— start of Dataset content —

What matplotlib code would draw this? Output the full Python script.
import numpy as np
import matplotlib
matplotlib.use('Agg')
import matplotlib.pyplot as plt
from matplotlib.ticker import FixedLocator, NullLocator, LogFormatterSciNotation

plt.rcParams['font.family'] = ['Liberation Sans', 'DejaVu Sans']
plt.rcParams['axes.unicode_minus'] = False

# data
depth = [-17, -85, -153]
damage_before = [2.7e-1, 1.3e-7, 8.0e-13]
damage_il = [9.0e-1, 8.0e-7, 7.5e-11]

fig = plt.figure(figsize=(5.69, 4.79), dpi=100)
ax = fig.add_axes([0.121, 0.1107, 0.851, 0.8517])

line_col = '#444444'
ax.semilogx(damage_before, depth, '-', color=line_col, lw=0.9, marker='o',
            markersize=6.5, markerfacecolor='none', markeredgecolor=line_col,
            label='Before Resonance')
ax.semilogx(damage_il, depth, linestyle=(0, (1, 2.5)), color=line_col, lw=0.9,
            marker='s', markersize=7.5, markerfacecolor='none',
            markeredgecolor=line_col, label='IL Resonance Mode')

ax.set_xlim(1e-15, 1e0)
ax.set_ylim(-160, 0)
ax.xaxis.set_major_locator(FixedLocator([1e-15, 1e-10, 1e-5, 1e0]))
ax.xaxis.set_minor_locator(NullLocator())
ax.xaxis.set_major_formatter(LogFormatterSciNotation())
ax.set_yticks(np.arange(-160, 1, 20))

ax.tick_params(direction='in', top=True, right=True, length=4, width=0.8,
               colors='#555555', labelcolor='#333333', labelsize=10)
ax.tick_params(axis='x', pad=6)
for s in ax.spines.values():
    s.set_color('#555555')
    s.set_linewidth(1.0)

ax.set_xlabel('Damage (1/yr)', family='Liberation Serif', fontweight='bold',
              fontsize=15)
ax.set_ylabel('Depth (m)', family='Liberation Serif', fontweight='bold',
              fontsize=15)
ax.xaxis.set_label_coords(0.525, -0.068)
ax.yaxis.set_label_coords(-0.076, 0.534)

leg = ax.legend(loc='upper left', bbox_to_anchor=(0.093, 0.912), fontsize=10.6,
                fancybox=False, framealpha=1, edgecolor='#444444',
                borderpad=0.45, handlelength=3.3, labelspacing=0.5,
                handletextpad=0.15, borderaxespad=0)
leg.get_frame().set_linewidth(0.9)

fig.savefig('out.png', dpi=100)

— end of Dataset content —

Extract the lines above, from the first one through the one containing "plt.rcParams['axes.unicode_minus'] = False", and return only those, unchanged.

What matplotlib code would draw this? Output the full Python script.
import numpy as np
import matplotlib
matplotlib.use('Agg')
import matplotlib.pyplot as plt
from matplotlib.ticker import FixedLocator, NullLocator, LogFormatterSciNotation

plt.rcParams['font.family'] = ['Liberation Sans', 'DejaVu Sans']
plt.rcParams['axes.unicode_minus'] = False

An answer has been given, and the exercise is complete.